Read this before you invest in energy ETFs
Investors who want exposure to the energy sector through commodities like oil and natural gas have several choices.
One way is to invest in ETFs that hold futures contracts, but there are several wrinkles you should be aware of first.
Coming up short
The United States Oil fund (USO) is the largest ETF tied to oil prices, while United States Natural Gas ETF (UNG) is the largest that tracks natural gas prices.
It has been well documented, however, that while these ETFs do a good job of tracking prices over short periods of time, they have significantly underperformed the markets they are designed to track over longer periods.
For example, from December 31, 2010 to August 29, 2014, the prompt month crude oil futures contract rose from $91.38 to $95.96 per barrel for a 5 percent gain. Over the same period, USO declined 8.7 percent.
UNG is notoriously bad in this regard. From the end of 2010 through August 29, 2014, natural gas futures contract dropped from 4.405 to 4.065 per MMBTU, a 7.7 percent drop. UNG, however, fell 53.5 percent!
There are several reasons these ETFs have performed so poorly. These ETFs hold prompt month and near prompt month futures contracts, and before these contracts expire, they must be sold, and the proceeds reinvested in futures contracts that are further from expiration.
This is referred to as “rolling” the futures. The process the ETFs have developed for rolling futures contracts from one month to the next is very mechanistic and transparent to the wholesale trading community, which drives this underperformance.
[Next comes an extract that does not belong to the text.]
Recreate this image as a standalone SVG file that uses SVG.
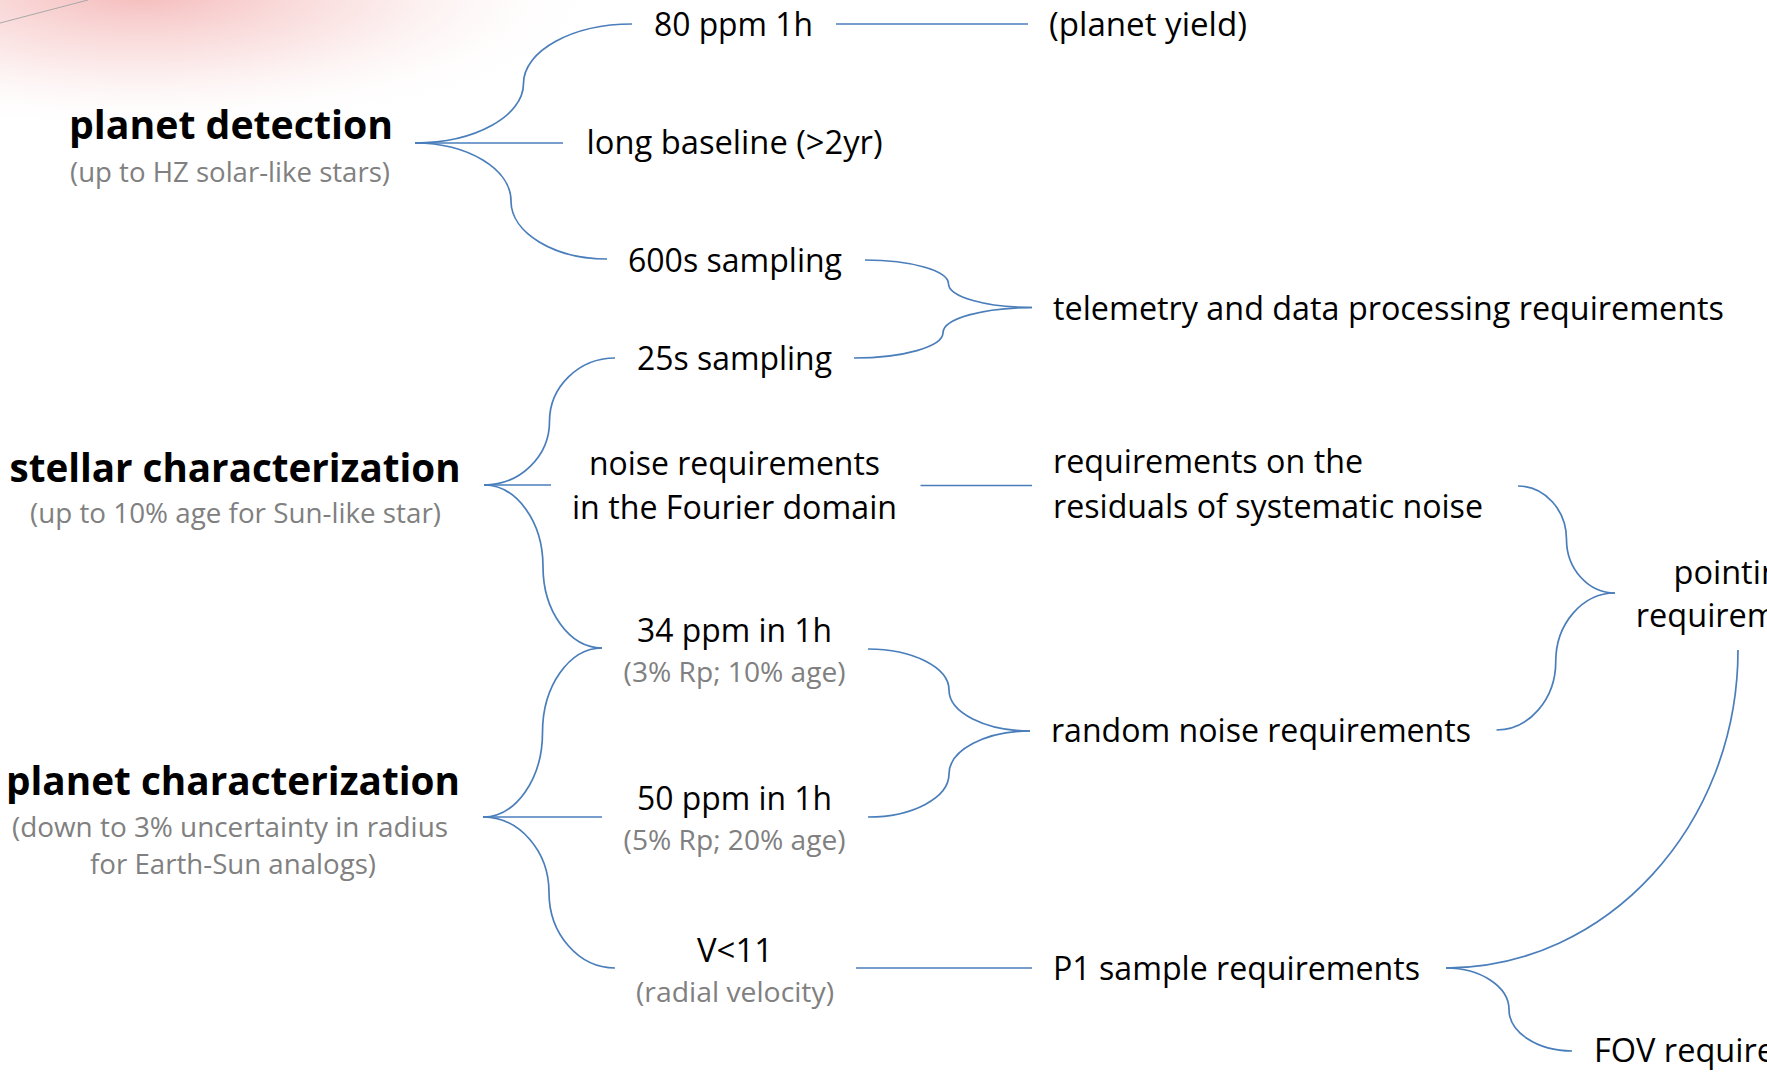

There are other oil and natural gas ETFs which attempt to address some of these flaws, but most of them have low assets bases and are very illiquid, which limits their attractiveness to investors.
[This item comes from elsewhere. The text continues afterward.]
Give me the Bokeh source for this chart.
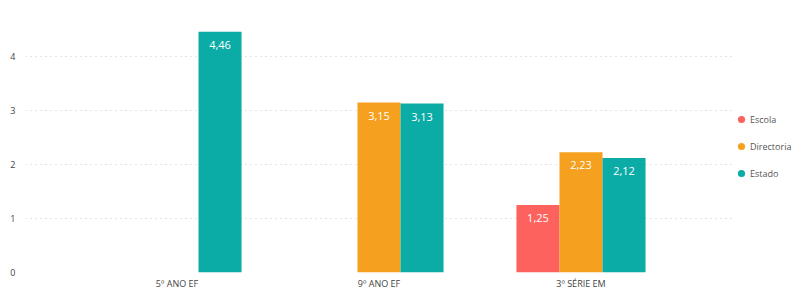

One alternative to owning commodity-focused ETFs that purchase crude oil or natural gas futures contracts is buying ETFs focused on companies in the oil and natural gas exploration and production sector. The companies in this sector directly benefit when the price of oil and natural gas go up, and at least in theory, changes in their stock prices should reflect changes in energy prices.
A better way
However, looking into this more deeply, the correlation between underlying wholesale energy prices and the valuation of E&P companies is not particularly strong (particularly for natural gas), and is secondary in importance to the overall strength of the broad stock market.
Over the 12 months ending August 2014, correlation between the daily price change of the prompt month crude oil futures contract and the SPDR S&P Oil & Gas Exploration and Production ETF (XOP) was slightly less than 40 percent.
The correlation between the daily price change of the prompt month natural gas futures contract and XOP was below 10 percent. In contrast, the correlation between XOP and the S&P 500 Index (SPX) was close to 65 percent over the same period of time.
Historically, these correlations have been stronger in the past, and this untethering of E&P valuation from oil and natural gas prices might only be temporary.
However, even if the correlation between E&P stocks and energy prices rebounds to more typical levels, much of what drives the valuation of stocks in the E&P sector is broad stock market. The value of using XOP and other E&P-focused ETFs as a vehicle to get exposure to oil and natural gas prices is very questionable.
Perhaps a better solution would be the creation of tenor-specific oil and natural gas ETFs. My suggestion would be to borrow an idea from the ETF provider Guggenheim Investments and their BulletShares Corporate Bond ETF series, and develop commodity ETFs that expire when their underlying futures holdings expire.
This would avoid the performance degradation that occurs from rolling futures, and allow oil and natural gas ETF investors to more carefully select and focus their exposure.